Кирилл Кобрин: Простота - главное если не содержательное, то стилистическое достоинство текстов Вайля. Безусловно, быть простым в богатой на сложные книжки литературе не так просто – особенно быть простым, не впадая в площадную простоту. Это умение, которое настоящими ценителями литературы прекрасно понимается, чувствуется; вот этим Петр и обладал. То, что вы называете адекватностью, я бы назвал повышенным – или, может быть, почти идеальным – чувством нормы. Он прекрасно понимал, чем является норма. А норма – это все-таки главное понятие для европейской культуры.


Игорь Померанцев: В книгах Петра Вайля есть одно ценное свойство, присущее европейским писателям, европейским эссеистам. Есть такое магическое, волшебное слово - "research", "поиск". Всему, что он писал, предшествовал поиск. Он проверял все источники, все цитаты. Он побывал всюду в тех местах, которые он описывает. Он сначала трогал рукой, а потом писал.


Андрей Шарый: Я бы это еще назвал любопытством.
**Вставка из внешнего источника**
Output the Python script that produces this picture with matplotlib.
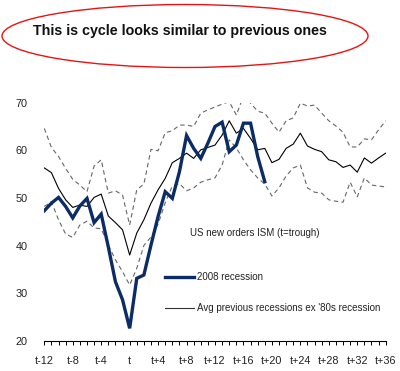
import matplotlib
matplotlib.use('Agg')
import matplotlib.pyplot as plt
from matplotlib.patches import Ellipse
import numpy

plt.rcParams['font.family'] = ['Liberation Sans', 'DejaVu Sans']

# months relative to trough (t = 0)
months = list(range(-12, 37))
tick_pos = list(range(-12, 37, 4))
tick_labels = ['t-12', 't-8', 't-4', 't', 't+4', 't+8', 't+12', 't+16',
               't+20', 't+24', 't+28', 't+32', 't+36']

recession_2008 = [47.3, 48.9, 50.1, 48.2, 45.8, 48.3, 49.9, 44.8, 46.6, 39.7,
                  32.4, 28.6, 22.6, 33.1, 33.8, 40.1, 46.1, 51.3, 49.9, 55.5,
                  63.1, 60.4, 58.3, 61.5, 65.0, 65.9, 59.7, 61.1, 65.7, 65.7,
                  58.7, 53.4]

avg_previous = [56.3, 55.3, 52.0, 49.6, 48.0, 48.5, 48.2, 50.1, 50.8, 46.2,
                44.8, 43.3, 38.0, 42.6, 45.4, 48.9, 51.7, 54.1, 57.4, 58.3,
                59.4, 58.3, 60.1, 60.6, 61.1, 63.2, 66.2, 63.6, 64.6, 62.5,
                60.1, 60.4, 57.4, 58.1, 60.4, 61.3, 63.6, 60.9, 60.2, 59.7,
                58.0, 57.6, 56.4, 56.9, 55.4, 58.4, 57.3, 58.4, 59.4]

upper_band = [64.6, 60.6, 58.7, 56.2, 53.9, 52.7, 51.3, 56.7, 58.0, 51.0,
              51.5, 50.6, 44.3, 51.7, 52.9, 60.2, 59.9, 63.7, 64.1, 65.3,
              65.3, 65.0, 67.8, 68.5, 69.1, 69.7, 70.2, 67.4, 71.4, 69.9,
              68.2, 67.8, 65.7, 63.8, 66.2, 66.8, 69.9, 69.3, 69.5, 67.8,
              66.2, 65.1, 63.8, 60.7, 60.7, 62.4, 62.2, 64.3, 66.2]

lower_band = [48.2, 49.2, 45.4, 42.4, 41.7, 44.3, 45.1, 43.7, 43.5, 40.1,
              37.0, 34.5, 31.7, 35.2, 40.0, 41.8, 44.5, 49.0, 52.5, 53.0,
              51.5, 52.1, 53.3, 53.8, 54.2, 56.9, 62.2, 60.5, 58.0, 55.9,
              54.2, 52.9, 50.4, 52.1, 54.6, 56.3, 56.9, 52.1, 51.2, 51.0,
              49.6, 49.3, 49.1, 53.3, 50.2, 54.2, 52.7, 52.5, 52.3]

navy = '#0c2c66'
txt = '#222222'

fig = plt.figure(figsize=(4.0, 3.71), dpi=100)
fig.patch.set_facecolor('white')

## title in a red ellipse
fig.patches.append(Ellipse((185 / 400, 1 - 36 / 371), 366 / 400, 63 / 371,
                           transform=fig.transFigure, fill=False,
                           edgecolor='#ee1111', linewidth=1.0))
fig.text(180 / 400, 1 - 31 / 371, 'This is cycle looks similar to previous ones',
         ha='center', va='center', fontsize=10.3, fontweight='bold', color='#111111')

ax = fig.add_axes([44.3 / 400, 1 - 340.7 / 371, (385.7 - 44.3) / 400, (340.7 - 102.7) / 371])

ax.plot(months, upper_band, color='#666666', lw=0.8, ls=(0, (4, 3)))
ax.plot(months, lower_band, color='#666666', lw=0.8, ls=(0, (4, 3)))
ax.plot(months, avg_previous, color='black', lw=0.8)
ax.plot(months[:len(recession_2008)], recession_2008, color=navy, lw=2.4,
        solid_joinstyle='miter')

ax.set_xlim(-12, 36)
ax.set_ylim(20, 70)

for s in ['left', 'right', 'top']:
    ax.spines[s].set_visible(False)
ax.spines['bottom'].set_linewidth(0.8)

ax.set_xticks(tick_pos)
ax.set_xticklabels(tick_labels)
ax.set_xticks(months, minor=True)
ax.tick_params(axis='x', which='both', direction='out', length=3, width=0.7,
               labelsize=7.8, labelcolor=txt, pad=8)
ax.set_yticks(numpy.arange(20, 71, 10))
ax.tick_params(axis='y', length=0, labelsize=7.8, labelcolor=txt, pad=12)

## legend drawn by hand
ax.text(189.5 / 400, 1 - 232.5 / 371, 'US new orders ISM (t=trough)', transform=fig.transFigure,
        fontsize=7, color=txt, va='center', ha='left')
fig.lines.append(plt.Line2D([165 / 400, 194 / 400], [1 - 276.5 / 371] * 2,
                            transform=fig.transFigure, color=navy, lw=2.4))
fig.text(197 / 400, 1 - 276.5 / 371, '2008 recession', fontsize=7, color=txt,
         va='center', ha='left')
fig.lines.append(plt.Line2D([165 / 400, 194 / 400], [1 - 308 / 371] * 2,
                            transform=fig.transFigure, color='#333333', lw=0.8))
fig.text(197 / 400, 1 - 308 / 371, "Avg previous recessions ex '80s recession", fontsize=7,
         color=txt, va='center', ha='left')

fig.savefig('out.png', dpi=100)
Игорь Померанцев: Любопытство любопытством, но технология "research" в принципе не присуща русским очеркистам. Они все больше о проблемах, об эмоциях, о людях, о человеческом характере. Тему надо сначала выучить, а потом уже – эмоции, люди и так далее. "Гений места" – это все сначала выучено, даже вызубрено так, как будто он кандидат наук. А потом мы читаем это как легкий текст.


Кирилл Кобрин: То есть он был не ленив и любопытен, переворачивая пушкинскую формулу.